What do you get when Kendall Jenner approaches armed police officers with a can of Pepsi during a peaceful protest?
Not an officer mistaking her fizzy drink as a gun and proceeding to shoot her with rubber bullets and bean bags nor do you see protesters in the background being tear gassed or pepper sprayed.
What you would instead see, in the now taken down “progressive” Pepsi advertisement, is what most people of color protesting for their rights and standing up against injustices won’t get: smiling civility.
When the ad first aired, much of social media expressed their dismay with Pepsi for not only inaccurately showcasing police response when they’re present at protests, but also making it easy for a white woman be liberated at a protest when it is nowhere near that simple for her black counterparts.
If only this entire time it would have have been expressed to protesters that all they needed was a nice cold can of pop.
The Ferguson protests would probably have received less news coverage than it did. Better yet, police probably would have welcomed them with open arms just as they did for women at the Women’s March rather than tear gas.
Most of us have seen or learned that, historically, people of color fall victim to police brutality.
But after Michael Brown’s death in 2014 sparked this generation’s outcry for justice for black lives, that awareness became more prevalent not only across social media but in conversations people were starting to have.
This leads me to question how no one in the meeting for that simple-minded commercial, realized gentrifying protests was a horrible idea?
It came off as trivializing and glamorizing real experiences people of color go through when protesting.
Marginalized groups aren’t out in the streets, risking their lives protesting to remind the world they have the right to water, their land, their bodies or their lives so they can get cool points or a nice photo-op for Instagram.
Bernice King — daughter of Martin Luther King Jr. and Coretta Scott King — said it best in an article she wrote about the problematic content of the ad for The Huffington Post.
“Some may say ‘It’s just a commercial.’ I say that the ad and the responses to it reflect deep issues around race, privilege and how we build the Beloved Community post-slavery and Jim Crow,” said King. “We cannot ignore that we are currently grappling with gross injustice and inhumanity.”
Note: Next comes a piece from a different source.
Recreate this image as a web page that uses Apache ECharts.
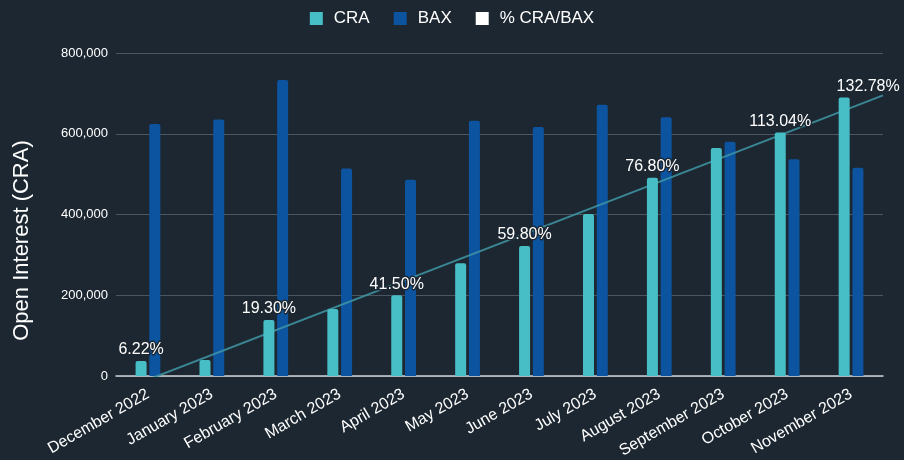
<!DOCTYPE html>
<html>
<head>
<meta charset="utf-8">
<style>
  html, body { margin: 0; padding: 0; background: #1d2731; }
  #chart { width: 904px; height: 460px; }
</style>
<script src="https://cdn.jsdelivr.net/npm/echarts@6/dist/echarts.min.js"></script>
</head>
<body>
<div id="chart"></div>
<script>
const months = [
  "December 2022", "January 2023", "February 2023", "March 2023",
  "April 2023", "May 2023", "June 2023", "July 2023",
  "August 2023", "September 2023", "October 2023", "November 2023"
];
const craValues = [37000, 39500, 139000, 166000, 200000, 279000, 322000, 401000, 491000, 565000, 603000, 690000];
const baxValues = [624000, 635000, 733000, 514000, 486000, 632000, 617000, 672000, 641000, 580000, 537000, 516000];
// % CRA/BAX labels that are visible in the picture (others hidden)
const pctLabels = ["6.22%", null, "19.30%", null, "41.50%", null, "59.80%", null, "76.80%", null, "113.04%", "132.78%"];
const yTicks = [0, 200000, 400000, 600000, 800000];

const bg = "#1d2731";
const craColor = "#47bec6";
const baxColor = "#0c54a0";

// linear trendline of CRA (least squares)
function trend(vals) {
  const n = vals.length;
  let sx = 0, sy = 0, sxy = 0, sxx = 0;
  vals.forEach((v, i) => { sx += i; sy += v; sxy += i * v; sxx += i * i; });
  const slope = (n * sxy - sx * sy) / (n * sxx - sx * sx);
  const icpt = (sy - slope * sx) / n;
  return [[-0.5, icpt - 0.5 * slope], [n - 0.5, icpt + (n - 0.5) * slope]];
}

const chart = echarts.init(document.getElementById("chart"));

// last label sits a bit to the right in the original
const craData = craValues.map((v, i) =>
  i === craValues.length - 1 ? { value: v, label: { offset: [24, 0] } } : v
);

const option = {
  backgroundColor: bg,
  animation: false,
  textStyle: { fontFamily: "Liberation Sans, Arial, sans-serif" },
  legend: {
    top: 5,
    left: "center",
    icon: "rect",
    itemWidth: 13,
    itemHeight: 13,
    itemGap: 24,
    textStyle: { color: "#ffffff", fontSize: 17, padding: [0, 0, 0, 6] },
    data: ["CRA", "BAX", "% CRA/BAX"]
  },
  grid: { left: 116, right: 21, top: 53, bottom: 84, containLabel: false, outerBoundsMode: "none" },
  xAxis: [
    {
      type: "category",
      data: months,
      axisLine: { lineStyle: { color: "#d0d4d8", width: 1.5 } },
      axisTick: { show: false },
      axisLabel: { color: "#ffffff", fontSize: 16, rotate: 30, interval: 0, margin: 17 }
    },
    { type: "value", min: -0.5, max: months.length - 0.5, show: false }
  ],
  yAxis: {
    type: "value",
    min: yTicks[0],
    max: yTicks[yTicks.length - 1],
    interval: yTicks[1] - yTicks[0],
    name: "Open Interest (CRA)",
    nameLocation: "middle",
    nameGap: 83,
    nameTextStyle: { color: "#ffffff", fontSize: 22, padding: [0, 52, 0, 0] },
    axisLine: { show: false },
    axisTick: { show: false },
    axisLabel: { color: "#ffffff", fontSize: 13, margin: 8 },
    splitLine: { lineStyle: { color: "#4b5661", width: 1 } }
  },
  series: [
    {
      name: "CRA",
      type: "bar",
      data: craData,
      barWidth: 11,
      barGap: "25%",
      itemStyle: { color: craColor, borderRadius: [2, 2, 0, 0] },
      label: {
        show: true,
        position: "top",
        distance: 3,
        color: "#ffffff",
        fontSize: 16,
        textBorderColor: bg,
        textBorderWidth: 3,
        formatter: (p) => pctLabels[p.dataIndex] || ""
      },
      z: 3
    },
    {
      name: "BAX",
      type: "bar",
      data: baxValues,
      barWidth: 11,
      itemStyle: { color: baxColor, borderRadius: [2, 2, 0, 0] },
      z: 2
    },
    {
      name: "% CRA/BAX",
      type: "line",
      data: [],
      itemStyle: { color: "#ffffff" }
    },
    {
      name: "trend",
      type: "line",
      xAxisIndex: 1,
      data: trend(craValues),
      showSymbol: false,
      lineStyle: { color: "#3f97a6", width: 2, opacity: 0.85 },
      silent: true,
      z: 2
    }
  ]
};

chart.setOption(option);
</script>
</body>
</html>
It could be easy for people who are not out there on the frontlines of protests for movements like Black Lives Matter to minimize those experiences by saying people are being dramatic about the ad, especially if these are the same people who refuse to listen to said protesters’ realities — that commercial definitely being far from it.
In the apology statement released April 5, PepsiCo said they were “trying to project a global message of unity, peace and understanding,” noting that they clearly missed that message and did not intend to make light of serious issues.
But what they — and all advertising companies — should be taking away from this is to hire more people of color. Talk and listen to community leaders and activist the next time you want to send a message that falls in line with social issues or Black Lives Matter.
To have a message that involves “understanding,” you need to first understand the movement at hand.